• _Written request_
Repeat only the lines below that run from the line with "Convert this diagram to TikZ code." to the line with "(p4) at (411,372)", ends included; skip every picture.

• _Task input_

-.-.-

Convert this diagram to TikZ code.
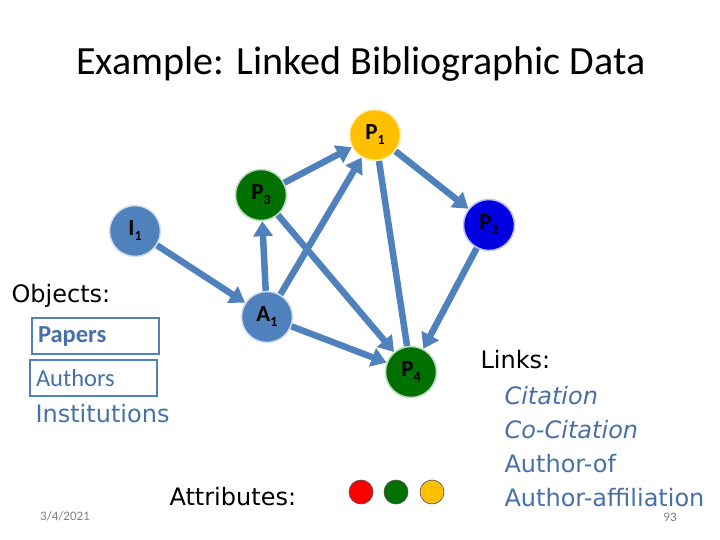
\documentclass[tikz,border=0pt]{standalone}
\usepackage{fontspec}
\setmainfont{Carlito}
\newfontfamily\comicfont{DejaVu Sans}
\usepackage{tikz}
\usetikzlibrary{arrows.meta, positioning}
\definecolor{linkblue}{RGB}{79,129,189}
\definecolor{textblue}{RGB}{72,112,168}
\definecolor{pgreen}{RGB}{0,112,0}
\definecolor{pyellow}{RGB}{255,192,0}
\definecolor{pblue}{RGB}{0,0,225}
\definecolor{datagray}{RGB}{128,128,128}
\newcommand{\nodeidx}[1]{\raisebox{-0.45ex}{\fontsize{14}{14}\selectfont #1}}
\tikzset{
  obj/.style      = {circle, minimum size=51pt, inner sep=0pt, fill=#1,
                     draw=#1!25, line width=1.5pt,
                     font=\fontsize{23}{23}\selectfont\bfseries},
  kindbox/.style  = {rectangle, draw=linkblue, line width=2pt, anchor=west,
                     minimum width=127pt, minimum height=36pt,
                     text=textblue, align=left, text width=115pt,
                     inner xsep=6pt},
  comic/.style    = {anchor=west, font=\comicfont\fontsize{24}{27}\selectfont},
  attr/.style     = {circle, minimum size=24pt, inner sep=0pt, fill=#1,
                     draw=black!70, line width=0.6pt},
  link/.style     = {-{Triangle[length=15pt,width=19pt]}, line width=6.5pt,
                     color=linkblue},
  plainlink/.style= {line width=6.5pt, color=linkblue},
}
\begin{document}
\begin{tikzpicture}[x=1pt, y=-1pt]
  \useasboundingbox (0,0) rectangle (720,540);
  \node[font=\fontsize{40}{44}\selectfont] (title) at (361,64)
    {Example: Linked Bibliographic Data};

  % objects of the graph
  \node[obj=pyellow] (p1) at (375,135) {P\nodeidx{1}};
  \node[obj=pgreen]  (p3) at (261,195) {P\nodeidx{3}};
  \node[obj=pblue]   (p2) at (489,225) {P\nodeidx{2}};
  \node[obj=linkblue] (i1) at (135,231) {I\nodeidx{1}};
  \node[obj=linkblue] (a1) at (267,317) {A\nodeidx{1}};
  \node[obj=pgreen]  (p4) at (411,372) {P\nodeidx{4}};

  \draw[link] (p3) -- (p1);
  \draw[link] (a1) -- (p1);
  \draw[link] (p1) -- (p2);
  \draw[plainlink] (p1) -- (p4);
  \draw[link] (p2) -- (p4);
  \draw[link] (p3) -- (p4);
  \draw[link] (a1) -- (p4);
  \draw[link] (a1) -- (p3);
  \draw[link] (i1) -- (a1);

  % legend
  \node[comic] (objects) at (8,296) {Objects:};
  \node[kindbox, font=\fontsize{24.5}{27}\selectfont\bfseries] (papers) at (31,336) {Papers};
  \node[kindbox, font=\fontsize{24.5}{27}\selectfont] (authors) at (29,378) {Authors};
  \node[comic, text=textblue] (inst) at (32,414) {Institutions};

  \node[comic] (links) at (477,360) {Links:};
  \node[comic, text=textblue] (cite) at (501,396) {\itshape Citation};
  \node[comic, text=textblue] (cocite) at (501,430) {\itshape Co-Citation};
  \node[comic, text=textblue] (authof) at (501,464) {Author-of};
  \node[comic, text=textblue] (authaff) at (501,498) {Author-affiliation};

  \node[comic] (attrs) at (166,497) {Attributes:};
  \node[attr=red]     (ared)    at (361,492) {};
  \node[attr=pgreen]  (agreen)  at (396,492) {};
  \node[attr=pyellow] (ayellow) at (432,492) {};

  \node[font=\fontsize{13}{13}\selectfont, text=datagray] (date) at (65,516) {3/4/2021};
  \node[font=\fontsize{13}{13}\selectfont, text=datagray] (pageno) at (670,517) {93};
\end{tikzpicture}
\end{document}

-.-.-

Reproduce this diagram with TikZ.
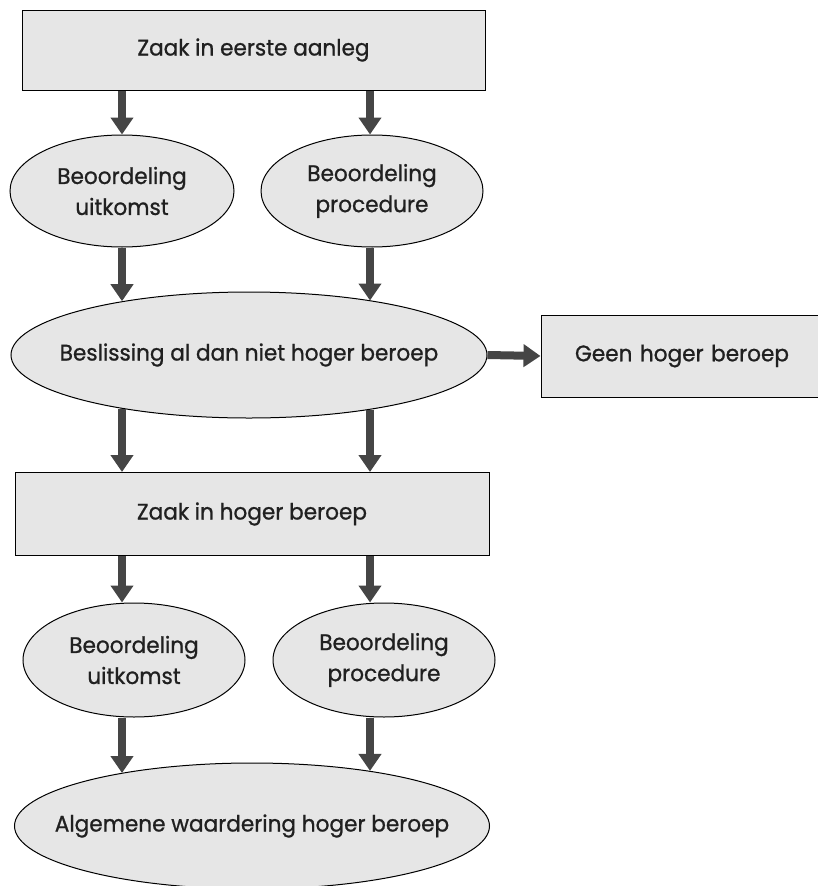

-.-.-

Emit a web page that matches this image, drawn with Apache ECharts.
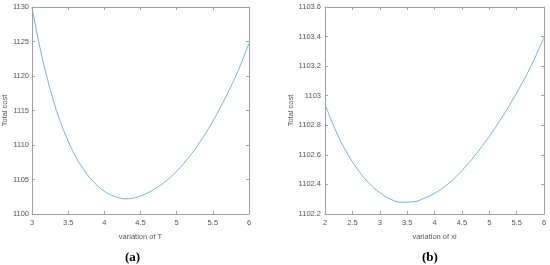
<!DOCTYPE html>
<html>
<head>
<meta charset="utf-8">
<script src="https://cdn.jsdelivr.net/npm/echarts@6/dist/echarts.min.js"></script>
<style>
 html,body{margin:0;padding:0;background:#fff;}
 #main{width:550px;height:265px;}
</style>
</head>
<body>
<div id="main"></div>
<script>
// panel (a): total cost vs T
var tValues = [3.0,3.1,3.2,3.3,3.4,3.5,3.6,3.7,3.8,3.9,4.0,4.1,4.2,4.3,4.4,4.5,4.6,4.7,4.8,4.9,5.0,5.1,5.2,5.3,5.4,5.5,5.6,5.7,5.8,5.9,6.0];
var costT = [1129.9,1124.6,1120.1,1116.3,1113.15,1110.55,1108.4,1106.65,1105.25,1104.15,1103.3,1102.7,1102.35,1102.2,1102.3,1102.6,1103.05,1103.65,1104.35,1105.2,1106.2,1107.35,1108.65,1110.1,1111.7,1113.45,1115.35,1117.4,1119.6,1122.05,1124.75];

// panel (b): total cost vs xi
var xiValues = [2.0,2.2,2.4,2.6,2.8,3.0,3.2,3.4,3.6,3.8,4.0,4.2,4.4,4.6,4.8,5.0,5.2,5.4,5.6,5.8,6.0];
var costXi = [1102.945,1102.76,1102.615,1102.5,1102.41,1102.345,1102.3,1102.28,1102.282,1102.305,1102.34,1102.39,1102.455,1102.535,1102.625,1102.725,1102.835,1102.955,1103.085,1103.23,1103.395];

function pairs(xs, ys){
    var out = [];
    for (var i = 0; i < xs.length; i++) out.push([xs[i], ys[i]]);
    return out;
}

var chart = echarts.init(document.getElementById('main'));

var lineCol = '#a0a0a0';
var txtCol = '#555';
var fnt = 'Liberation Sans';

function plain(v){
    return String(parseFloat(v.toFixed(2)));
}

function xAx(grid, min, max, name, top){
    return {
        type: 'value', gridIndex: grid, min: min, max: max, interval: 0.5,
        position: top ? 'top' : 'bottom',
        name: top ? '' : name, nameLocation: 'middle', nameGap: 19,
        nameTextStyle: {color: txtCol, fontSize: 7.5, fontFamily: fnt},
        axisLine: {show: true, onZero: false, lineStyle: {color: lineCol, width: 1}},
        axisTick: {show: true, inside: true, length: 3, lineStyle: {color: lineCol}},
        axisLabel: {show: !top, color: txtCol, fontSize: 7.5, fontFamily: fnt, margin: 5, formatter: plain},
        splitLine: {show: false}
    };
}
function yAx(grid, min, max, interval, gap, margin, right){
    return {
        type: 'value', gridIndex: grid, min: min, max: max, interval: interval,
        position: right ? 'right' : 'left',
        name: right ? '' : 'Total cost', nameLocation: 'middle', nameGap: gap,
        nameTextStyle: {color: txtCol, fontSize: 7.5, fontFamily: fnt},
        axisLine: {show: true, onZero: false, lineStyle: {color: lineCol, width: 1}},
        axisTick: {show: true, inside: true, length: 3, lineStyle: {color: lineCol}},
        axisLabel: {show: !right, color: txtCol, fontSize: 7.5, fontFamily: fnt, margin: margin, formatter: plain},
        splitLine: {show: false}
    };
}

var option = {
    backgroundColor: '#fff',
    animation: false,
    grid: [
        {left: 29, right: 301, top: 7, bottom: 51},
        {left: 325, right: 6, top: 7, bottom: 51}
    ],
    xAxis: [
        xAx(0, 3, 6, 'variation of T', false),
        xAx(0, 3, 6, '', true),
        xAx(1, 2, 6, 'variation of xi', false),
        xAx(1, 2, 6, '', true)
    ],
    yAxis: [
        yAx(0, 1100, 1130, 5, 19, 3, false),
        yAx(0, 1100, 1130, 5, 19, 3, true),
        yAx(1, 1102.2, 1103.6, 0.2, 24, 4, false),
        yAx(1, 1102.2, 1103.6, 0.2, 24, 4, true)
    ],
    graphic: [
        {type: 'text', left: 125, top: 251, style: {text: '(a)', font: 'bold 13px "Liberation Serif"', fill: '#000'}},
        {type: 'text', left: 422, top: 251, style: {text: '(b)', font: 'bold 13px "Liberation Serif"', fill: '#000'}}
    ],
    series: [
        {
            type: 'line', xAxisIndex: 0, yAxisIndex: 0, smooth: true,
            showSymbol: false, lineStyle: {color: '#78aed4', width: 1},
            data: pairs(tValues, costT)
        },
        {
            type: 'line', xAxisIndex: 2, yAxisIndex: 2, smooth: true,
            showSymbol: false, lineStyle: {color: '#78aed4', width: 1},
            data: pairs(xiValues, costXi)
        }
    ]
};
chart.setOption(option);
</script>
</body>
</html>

-.-.-

• _Solved exercise_
Convert this diagram to TikZ code.
\documentclass[tikz,border=0pt]{standalone}
\usepackage{fontspec}
\setmainfont{Carlito}
\newfontfamily\comicfont{DejaVu Sans}
\usepackage{tikz}
\usetikzlibrary{arrows.meta, positioning}
\definecolor{linkblue}{RGB}{79,129,189}
\definecolor{textblue}{RGB}{72,112,168}
\definecolor{pgreen}{RGB}{0,112,0}
\definecolor{pyellow}{RGB}{255,192,0}
\definecolor{pblue}{RGB}{0,0,225}
\definecolor{datagray}{RGB}{128,128,128}
\newcommand{\nodeidx}[1]{\raisebox{-0.45ex}{\fontsize{14}{14}\selectfont #1}}
\tikzset{
  obj/.style      = {circle, minimum size=51pt, inner sep=0pt, fill=#1,
                     draw=#1!25, line width=1.5pt,
                     font=\fontsize{23}{23}\selectfont\bfseries},
  kindbox/.style  = {rectangle, draw=linkblue, line width=2pt, anchor=west,
                     minimum width=127pt, minimum height=36pt,
                     text=textblue, align=left, text width=115pt,
                     inner xsep=6pt},
  comic/.style    = {anchor=west, font=\comicfont\fontsize{24}{27}\selectfont},
  attr/.style     = {circle, minimum size=24pt, inner sep=0pt, fill=#1,
                     draw=black!70, line width=0.6pt},
  link/.style     = {-{Triangle[length=15pt,width=19pt]}, line width=6.5pt,
                     color=linkblue},
  plainlink/.style= {line width=6.5pt, color=linkblue},
}
\begin{document}
\begin{tikzpicture}[x=1pt, y=-1pt]
  \useasboundingbox (0,0) rectangle (720,540);
  \node[font=\fontsize{40}{44}\selectfont] (title) at (361,64)
    {Example: Linked Bibliographic Data};

  % objects of the graph
  \node[obj=pyellow] (p1) at (375,135) {P\nodeidx{1}};
  \node[obj=pgreen]  (p3) at (261,195) {P\nodeidx{3}};
  \node[obj=pblue]   (p2) at (489,225) {P\nodeidx{2}};
  \node[obj=linkblue] (i1) at (135,231) {I\nodeidx{1}};
  \node[obj=linkblue] (a1) at (267,317) {A\nodeidx{1}};
  \node[obj=pgreen]  (p4) at (411,372) {P\nodeidx{4}};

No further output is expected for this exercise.